Extending from the North Avenue region southward is an old railroad bridge known as the Cherry Avenue Bridge. The bridge runs north and south over the north branch of the Chicago River to Goose Island (an industrial area). It is the only railroad access to this region.
In 1871, the Chicago and Pacific Railroad constructed a line from Goose Island through Elgin to Byron, Illinois. This line was taken over by the Chicago, Milwaukee and Saint Paul Railroad in 1880. This line was taken over by the Soo Line in 1986. The Chicago Terminal Railroad assumed control in 2007.

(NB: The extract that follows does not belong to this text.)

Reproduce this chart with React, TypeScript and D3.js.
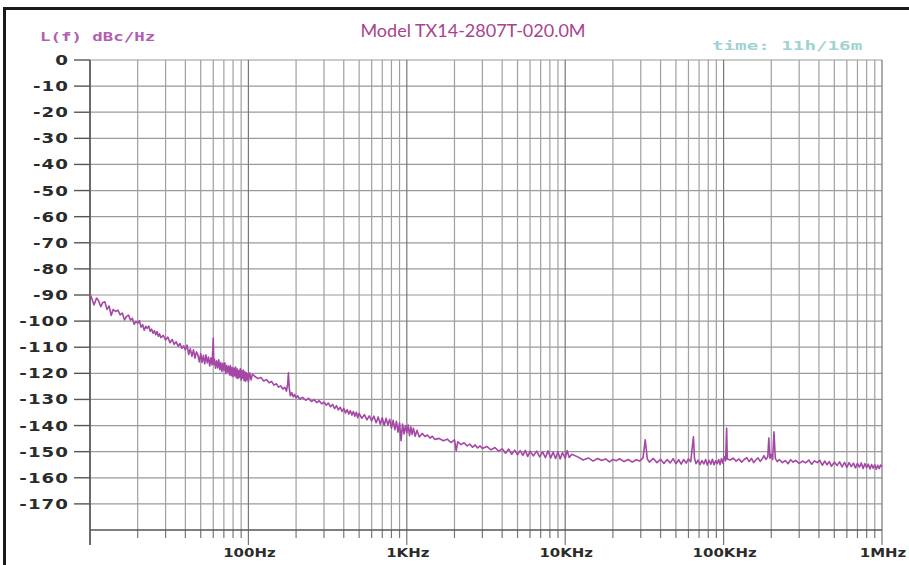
import React from "react";
import * as d3 from "d3";

const TITLE = "Model TX14-2807T-020.0M";
const Y_UNIT = "L(f)  dBc/Hz";
const TIME_LABEL = "time: 11h/16m";
const DB_TICKS = [0, -10, -20, -30, -40, -50, -60, -70, -80, -90, -100, -110, -120, -130, -140, -150, -160, -170];
const X_LABEL_FREQS = [100, 1000, 10000, 100000, 1000000];
const X_LABELS = ["100Hz", "1KHz", "10KHz", "100KHz", "1MHz"];
const DECADES = [10, 100, 1000, 10000, 100000];
const MULTS = [1, 2, 3, 4, 5, 6, 7, 8, 9];

// phase noise trace [Hz, dBc/Hz]
const TRACE: [number, number][] = [
  [10, -89.5], [10.3, -91.5], [10.6, -93.8], [11, -91.2], [11.3, -92.0], [11.7, -94.5], [12, -93.0], [12.4, -92.6],
  [12.8, -95.5], [13.2, -94.2], [13.6, -97.8], [14, -95.6], [14.5, -96.3], [15, -95.8], [15.5, -97.6], [16, -96.9],
  [16.5, -99.5], [17, -98.2], [17.5, -97.7], [18, -99.6], [18.5, -98.9], [19, -101.2], [19.5, -100.1], [20, -100.8],
  [20.5, -99.8], [21, -102.3], [21.5, -101.4], [22, -103.5], [22.5, -102.0], [23, -102.8], [23.5, -101.9], [24, -103.9],
  [24.5, -103.1], [25, -104.6], [25.5, -103.7], [26, -105.2], [26.5, -104.0], [27, -105.8], [27.5, -104.9], [28, -106.3],
  [29, -105.5], [30, -107.2], [31, -106.1], [32, -108.3], [33, -107.0], [34, -108.9], [35, -107.9], [36, -109.6],
  [37, -108.6], [38, -110.4], [39, -109.5], [40, -111.0],
  [41, -109.2], [42, -112.8], [43, -110.6], [44, -113.5], [45, -111.0], [46, -114.2], [47, -111.8], [48, -113.0],
  [49, -115.6], [50, -112.4], [51, -115.8], [52, -113.1], [53, -116.4], [54, -112.9], [55, -116.0], [56, -113.8],
  [57, -117.2], [58, -114.1], [59, -116.8], [60, -106.5], [60.5, -116.5], [61, -114.5], [62, -118.0], [63, -115.2],
  [64, -117.9], [65, -114.8], [66, -118.6], [67, -115.9], [68, -119.3], [69, -116.2], [70, -118.8], [71, -116.0],
  [72, -120.1], [73, -116.9], [74, -119.5], [75, -117.3], [76, -120.6], [77, -117.0], [78, -120.9], [79, -117.8],
  [80, -121.3], [81, -118.0], [82, -121.0], [83, -117.6], [84, -121.8], [85, -118.4], [86, -122.0], [87, -118.9],
  [88, -121.5], [89, -118.2], [90, -122.6], [91, -119.0], [92, -121.9], [93, -118.7], [94, -122.8], [95, -119.4],
  [96, -123.0], [97, -119.8], [98, -122.4], [99, -120.2], [100, -123.3], [102, -119.9], [104, -122.5], [106, -120.4],
  [110, -121.2], [115, -122.0], [120, -121.6], [125, -122.9], [130, -122.4], [135, -123.6], [140, -123.1], [145, -124.5],
  [150, -124.0], [155, -125.3], [160, -124.8], [165, -126.0], [170, -125.4], [174, -126.8], [177, -124.0], [179, -119.8],
  [181, -125.5], [184, -128.6], [188, -127.4], [192, -129.0], [196, -128.1], [200, -129.4], [205, -128.6], [210, -129.8],
  [220, -129.2], [230, -130.3], [240, -129.6], [250, -130.8], [260, -130.1], [270, -131.2], [280, -130.5], [290, -131.7],
  [300, -131.0], [310, -132.2], [320, -131.4], [330, -132.8], [340, -131.9], [350, -133.5], [360, -132.4], [370, -134.0],
  [380, -133.0], [390, -134.6], [400, -133.4], [410, -135.2], [420, -133.9], [430, -135.6], [440, -134.3], [450, -136.0],
  [460, -134.6], [470, -136.4], [480, -134.9], [490, -137.0], [500, -135.3], [520, -137.2], [540, -135.8], [560, -137.8],
  [580, -136.3], [600, -138.2], [620, -136.4], [640, -138.9], [660, -136.7], [680, -139.5], [700, -137.0], [720, -140.0],
  [740, -137.2], [760, -139.8], [780, -137.6], [800, -141.0], [820, -138.0], [840, -141.6], [860, -138.4], [880, -142.5],
  [900, -139.0], [920, -145.8], [940, -139.4], [960, -143.2], [980, -140.0], [1000, -142.8], [1020, -139.8], [1040, -143.9],
  [1060, -140.5], [1080, -143.4], [1100, -141.0], [1130, -144.1], [1160, -141.8], [1200, -144.4],
  [1250, -143.0], [1300, -144.2], [1350, -143.6], [1400, -144.8], [1450, -144.1], [1500, -145.3], [1600, -144.9], [1700, -145.8],
  [1800, -145.2], [1900, -146.5], [2000, -145.5], [2050, -149.6], [2100, -146.2], [2200, -147.3], [2300, -146.6], [2400, -147.8],
  [2500, -147.1], [2600, -148.3], [2700, -147.4], [2800, -148.6], [2900, -147.8], [3000, -148.8],
  [3200, -148.0], [3400, -149.3], [3600, -148.4], [3800, -149.8], [4000, -148.9], [4200, -150.6], [4400, -149.0], [4600, -151.0],
  [4800, -149.4], [5000, -151.2], [5200, -149.6], [5400, -151.4], [5600, -149.5], [5800, -151.8], [6000, -149.9], [6300, -151.6],
  [6600, -149.8], [6900, -152.0], [7200, -150.1], [7500, -152.3], [7800, -149.7], [8100, -152.4], [8400, -150.2], [8700, -152.6],
  [9000, -150.0], [9300, -152.8], [9600, -150.4], [10000, -152.5], [10300, -149.6], [10600, -152.2], [11000, -151.0],
  [12000, -152.0], [13000, -153.2], [14000, -152.4], [15000, -153.6], [16000, -152.6], [17000, -153.4], [18000, -152.8], [19000, -153.9],
  [20000, -153.0], [21000, -153.5], [22000, -152.7], [23500, -153.8], [25000, -153.0], [26500, -154.0], [28000, -153.1], [29500, -153.6],
  [31000, -152.4], [32000, -145.5], [33000, -152.8], [34000, -154.0],
  [36000, -152.6], [38000, -154.2], [40000, -152.9], [42000, -154.5], [44000, -153.0], [46000, -154.3], [48000, -152.7], [50000, -154.6],
  [52000, -153.1], [54000, -154.8], [56000, -153.0], [58000, -154.4], [60000, -152.8], [62000, -153.9], [63500, -148.0], [64500, -144.3],
  [65500, -152.5], [67000, -154.6], [69000, -153.2], [71000, -155.0], [73000, -153.4], [75000, -154.7], [77000, -153.0], [79000, -155.1],
  [81000, -153.3], [83000, -154.8], [85000, -152.9], [87000, -155.0], [89000, -153.5], [91000, -154.6], [93000, -153.0], [95000, -154.9],
  [97000, -152.6], [99000, -154.4], [101000, -152.0], [103000, -153.5], [104500, -141.0], [105500, -152.8],
  [110000, -153.2], [115000, -152.5], [120000, -153.6], [125000, -152.8], [130000, -154.0], [135000, -153.0], [140000, -152.3], [145000, -153.8],
  [150000, -152.6], [155000, -154.2], [160000, -153.1], [165000, -152.4], [170000, -153.7], [175000, -152.9], [180000, -151.5], [185000, -153.0],
  [190000, -152.0], [193000, -144.8], [196000, -152.5], [200000, -151.0], [204000, -153.0], [208000, -142.4], [212000, -152.6], [218000, -153.8],
  [225000, -153.0], [235000, -154.2], [245000, -153.4], [255000, -154.6], [265000, -153.1], [275000, -154.0], [285000, -153.3], [300000, -154.5],
  [315000, -153.6], [330000, -154.3], [345000, -153.2], [360000, -154.8], [375000, -153.5], [390000, -154.2], [405000, -153.3], [420000, -155.2],
  [435000, -153.6], [450000, -155.0], [465000, -153.8], [480000, -155.6], [500000, -154.0], [520000, -155.3], [540000, -153.9], [560000, -155.8],
  [580000, -154.1], [600000, -156.0], [620000, -154.2], [640000, -155.7], [660000, -154.4], [680000, -156.2], [700000, -154.5], [720000, -155.9],
  [740000, -154.3], [760000, -156.4], [780000, -154.6], [800000, -156.1], [820000, -154.8], [840000, -156.6], [860000, -154.9], [880000, -156.3],
  [900000, -155.0], [920000, -156.7], [940000, -155.2], [960000, -156.5], [980000, -155.1], [1000000, -155.8],
];

const W = 909;
const H = 565;
const PL = 90, PR = 882, PT = 60, PB = 530;

export default function App() {
  const x = d3.scaleLog().domain([10, 1000000]).range([PL, PR]);
  const y = d3.scaleLinear().domain([-180, 0]).range([PB, PT]);
  const line = d3.line<[number, number]>().x((d) => x(d[0])).y((d) => y(d[1]));

  const gridFreqs: number[] = [];
  DECADES.forEach((dec) => MULTS.forEach((m) => gridFreqs.push(dec * m)));
  gridFreqs.push(1000000);

  const monoBold = { fontFamily: "'DejaVu Sans Mono', monospace", fontWeight: 700 as const };
  const wideBold = { fontFamily: "'DejaVu Sans', sans-serif", fontWeight: 700 as const };

  return (
    <svg width={W} height={H} style={{ position: "absolute", left: 0, top: 0, background: "#fff" }}>
      <rect x={0} y={0} width={W} height={H} fill="#fff" />
      {/* frame */}
      <path d={`M4.5,${H} V8.5 H${W}`} fill="none" stroke="#1a1a1a" strokeWidth={3} />

      {/* horizontal grid */}
      {DB_TICKS.map((v) => (
        <g key={"h" + v}>
          <line x1={PL} x2={PR} y1={y(v)} y2={y(v)} stroke="#9a9a9a" strokeWidth={1.2} />
          <line x1={74} x2={PL} y1={y(v)} y2={y(v)} stroke="#555" strokeWidth={1.4} />
          <text
            transform={`translate(69,${y(v) + 5}) scale(1.3,1)`}
            textAnchor="end"
            fontSize={14}
            fill="#2b2b2b"
            letterSpacing={0.8}
            {...wideBold}
          >
            {String(v)}
          </text>
        </g>
      ))}

      {/* vertical grid */}
      {gridFreqs.map((f) => {
        const isDec = Math.abs(Math.log10(f) - Math.round(Math.log10(f))) < 1e-9;
        return (
          <g key={"v" + f}>
            <line x1={x(f)} x2={x(f)} y1={PT} y2={PB} stroke={isDec ? "#777" : "#a0a0a0"} strokeWidth={1.2} />
            <line x1={x(f)} x2={x(f)} y1={PB} y2={isDec ? PB + 15 : PB + 8} stroke="#777" strokeWidth={1.2} />
          </g>
        );
      })}

      {/* axes */}
      <line x1={PL} x2={PL} y1={PT} y2={PB + 15} stroke="#555" strokeWidth={1.5} />
      <line x1={PL} x2={PR} y1={PB} y2={PB} stroke="#555" strokeWidth={1.5} />

      {X_LABEL_FREQS.map((f, i) => (
        <text
          key={"xl" + f}
          transform={`translate(${x(f) + 1},557) scale(1.15,1)`}
          textAnchor="middle"
          fontSize={13}
          fill="#2b2b2b"
          {...wideBold}
        >
          {X_LABELS[i]}
        </text>
      ))}

      {/* trace */}
      <path d={line(TRACE) || ""} fill="none" stroke="#a547a5" strokeWidth={1.6} strokeLinejoin="round" />

      {/* labels */}
      <text transform="translate(40,41) scale(1.45,1)" fontSize={12} fill="#b35cb3" {...monoBold}>
        {Y_UNIT}
      </text>
      <text x={473} y={37} textAnchor="middle" fontSize={18} fill="#a8428f" fontFamily="Lato, 'Open Sans', sans-serif">
        {TITLE}
      </text>
      <text transform="translate(712,50) scale(1.6,1)" fontSize={12} fill="#9fd3d3" {...monoBold}>
        {TIME_LABEL}
      </text>
    </svg>
  );
}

The current bridge was built in 1902. It was a replacement of a 20 year old bridge. This bridge was built and designed by the Chicago , Milwaukee and Saint Paul Railroad. This bridge is an asymmetric bobtail bridge. There is an 134.5 feet long and 40 feet high Pratt truss arm that spans the channel. There is a 70 foot arm that carries the 280,000 pound concrete counterweight 20 feet above the track. The bridge is no longer operational. When it was functional , it could swing to the east to an angle of 82.5 degrees The pivet pier is on the shore of the north side. It contains a single track and at one time also carried motor traffic.
The bridge was purchased by the city of Chicago in in 2008. It was rehabbed in 2008–9. New decking and lights were added. Currently, there is pedestrian access and an occasional train across the bridge. Near the Goose Island end of the bridge there is a city of Chicago water taxi site.